Without missing a beat, Bobby talked nonstop for nearly an hour, telling me how he had become addicted to heroin while serving with the air force in Saigon, and was later arrested, tried, and sentenced to nine months of hard labor at Vietnam’s infamous Long Binh Jail stockade, describing the terrible abuse he had suffered in solitary confinement.

He eventually became involved in a riot at LBJ in August of 1968. Bobby was initially accused of being one of the ringleaders of the rebellion, though the charges were eventually dropped. After finally being released from the LBJ stockade in April 1969, he was forced to serve the rest of his tour of duty before being allowed to return home.

In October of 1969 he headed back to Indiana a broken man, distrusting all authority and hooked on heroin. After wandering around for several months, depressed, homeless, and jobless, he joined the local chapter of the Vietnam Veterans against the War (VVAW), where he met the beautiful nineteen-year-old Sharon McAlester, who got him off drugs and eventually agreed to marry him.

They hitchhiked out to the West Coast in early ’73 with, from what Sharon later told me, nothing more than twenty-nine dollars and the packs on their backs. Bobby was now clean and sober and got a job as a nurse’s aide for one of the paralyzed veterans at the Long Beach VA and began taking caregiver classes at the hospital, determined to leave the drugs behind and straighten out his life.

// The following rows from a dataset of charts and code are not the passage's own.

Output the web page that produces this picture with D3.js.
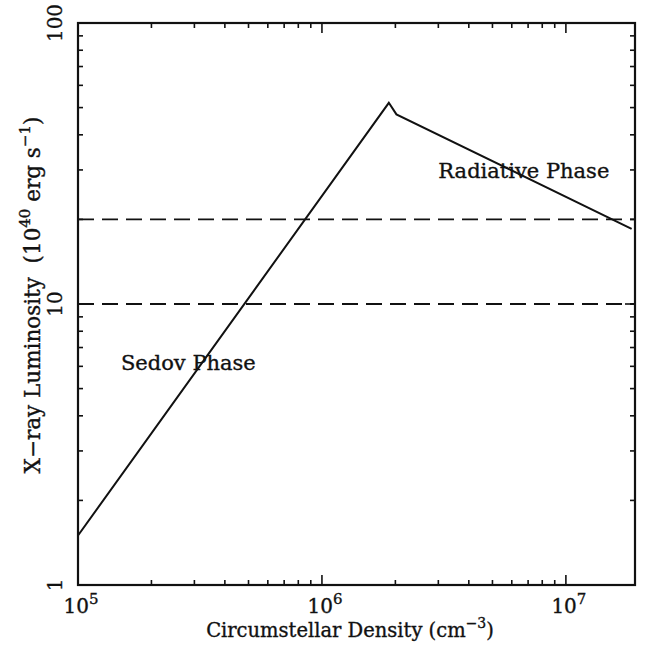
<!DOCTYPE html>
<html><head><meta charset="utf-8">
<script src="https://cdn.jsdelivr.net/npm/d3@7"></script>
<style>body{margin:0;background:#fff}svg{display:block}text{font-family:"DejaVu Serif",serif;fill:#111;stroke:#111;stroke-width:0.35}</style>
</head><body>
<script>
const density = [1e5, 1.88e6, 2.02e6, 1.86e7];
const luminosity = [1.5, 52, 47.3, 18.5];
const dashedLevels = [20, 10];
const xMajor = [1e5, 1e6, 1e7];
const xMajorExp = ["5", "6", "7"];
const yMajor = [1, 10, 100];
const yMajorLabels = ["1", "10", "100"];
const annotations = [{text: "Sedov Phase", x: 1.5e5, y: 5.8}, {text: "Radiative Phase", x: 3e6, y: 28}];

const W = 653, H = 645;
const m = {l: 78, r: 18, t: 23, b: 60};
const svg = d3.select("body").append("svg").attr("width", W).attr("height", H);
const x = d3.scaleLog().domain([1e5, 1.92e7]).range([m.l, W - m.r]);
const y = d3.scaleLog().domain([1, 100]).range([H - m.b, m.t]);

function minors(lo, hi) { const a = []; for (let e = lo; e < hi; e++) for (let k = 2; k <= 9; k++) a.push(k * Math.pow(10, e)); return a; }
const xMin = minors(5, 8).filter(v => v < x.domain()[1]);
const yMin = minors(0, 2);

const tg = svg.append("g").attr("stroke", "#111").attr("stroke-width", 1.6);
tg.append("rect").attr("x", x.range()[0]).attr("y", y.range()[1]).attr("width", x.range()[1] - x.range()[0]).attr("height", y.range()[0] - y.range()[1]).attr("fill", "none").attr("stroke-width", 2.2);
const X0 = x.range()[0], X1 = x.range()[1], Y0 = y.range()[0], Y1 = y.range()[1];
function xt(v, len) {
  tg.append("line").attr("x1", x(v)).attr("x2", x(v)).attr("y1", Y0).attr("y2", Y0 - len);
  tg.append("line").attr("x1", x(v)).attr("x2", x(v)).attr("y1", Y1).attr("y2", Y1 + len);
}
function yt(v, len) {
  tg.append("line").attr("y1", y(v)).attr("y2", y(v)).attr("x1", X0).attr("x2", X0 + len);
  tg.append("line").attr("y1", y(v)).attr("y2", y(v)).attr("x1", X1).attr("x2", X1 - len);
}
xMajor.forEach(v => xt(v, 10)); xMin.forEach(v => xt(v, 5));
yMajor.forEach(v => yt(v, 10)); yMin.forEach(v => yt(v, 5));

xMajor.forEach((v, i) => {
  const t = svg.append("text").attr("x", x(v) + 3).attr("y", Y0 + 28).attr("text-anchor", "middle").attr("font-size", 20);
  t.append("tspan").text("10");
  t.append("tspan").attr("dy", -9).attr("font-size", 15).text(xMajorExp[i]);
});
yMajor.forEach((v, i) => {
  svg.append("text").attr("transform", `translate(${X0 - 16},${y(v)}) rotate(-90)`).attr("text-anchor", "middle").attr("font-size", 20).text(yMajorLabels[i]);
});
const xl = svg.append("text").attr("x", 350).attr("y", Y0 + 52).attr("text-anchor", "middle").attr("font-size", 19.5);
xl.append("tspan").text("Circumstellar Density (cm");
xl.append("tspan").attr("dy", -9).attr("font-size", 14).text("−3");
xl.append("tspan").attr("dy", 9).text(")");
const yl = svg.append("text").attr("transform", `translate(40,295) rotate(-90)`).attr("text-anchor", "middle").attr("font-size", 21.5).style("white-space", "pre");
yl.append("tspan").text("X−ray Luminosity  (10");
yl.append("tspan").attr("dy", -10).attr("font-size", 15).text("40");
yl.append("tspan").attr("dy", 10).text(" erg s");
yl.append("tspan").attr("dy", -10).attr("font-size", 15).text("−1");
yl.append("tspan").attr("dy", 10).text(")");

dashedLevels.forEach(v => {
  svg.append("line").attr("x1", X0).attr("x2", X1).attr("y1", y(v)).attr("y2", y(v)).attr("stroke", "#111").attr("stroke-width", 1.8).attr("stroke-dasharray", "16,8");
});
const line = d3.line().x(d => x(d[0])).y(d => y(d[1]));
svg.append("path").datum(density.map((d, i) => [d, luminosity[i]])).attr("d", line).attr("fill", "none").attr("stroke", "#111").attr("stroke-width", 2);

annotations.forEach(a => {
  svg.append("text").attr("x", x(a.x)).attr("y", y(a.y)).attr("font-size", 21).text(a.text);
});
</script>
</body></html>
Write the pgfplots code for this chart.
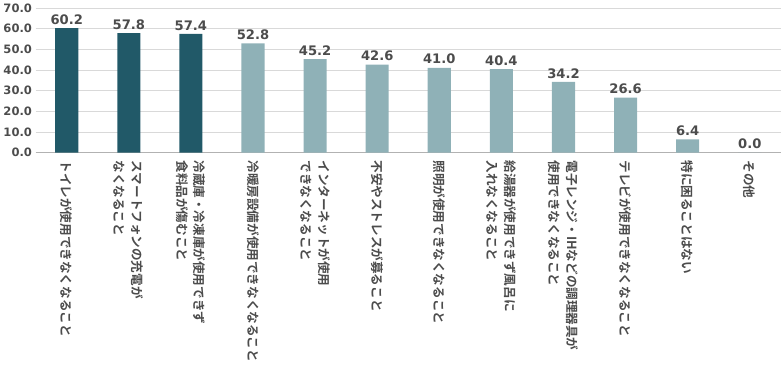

He and I soon became the best of friends, with Bobby on several occasions inviting me down to his place in Long Beach for one of Sharon’s delicious home-cooked meals. He would later join me in organizing the Patients’/Workers’ Rights Committee and attended every meeting we had.

Bobby really missed me when I was away, telling me he got depressed after the Patients’/Workers’ Rights Committee fell apart and that he’s anxious to know what we plan to do next. He’d heard rumors I was back in town and wants to know about everything I’ve been doing. “What’s up, brother? What’s happening? Anything new?” he asks.

His eyes light up as I begin telling him all about the AVM. Then I share my idea of setting up a meeting with Senator Alan Cranston to discuss the conditions on the SCI ward. Later in the afternoon I show him the buttons and banners in the trunk of my car, explaining how we will get all the guys we know in the hospital to join us, and will take over the senator’s office and begin a sit-in, not leaving until our demands are met.

“Will he actually meet with us?” Bobby asks.

“I don’t know. That’s what we’re going to find out. Come on, Bobby, follow me!” I say as I wheel over to a pay phone, in that crazy and spontaneous way of mine back then, and put in a couple of quarters. “I’m calling the senator’s office over at the Federal Building in Westwood right now!”

Bobby stands next to me with a curious look on his face.

“Hello, is this Senator Cranston’s office? Who am I speaking with, please? . . . Hi, this is Ron Kovic and I’m a paralyzed Vietnam veteran calling from the Long Beach veterans hospital. I’m calling today because we’ve got some serious problems down here on the Spinal Cord Injury ward and we’d like to set up a meeting with Senator Cranston as soon as possible.”

The guy, who by the sound of his voice I can tell is very young, thanks me for my service, telling me that the senator will be out of town for the next few weeks. However, the senator’s aide offers to meet with us the following week on Tuesday, February 12, at two o’clock, promising that he’ll take notes and share all our concerns with the senator. “Will that work for you?” he asks in a chirpy voice.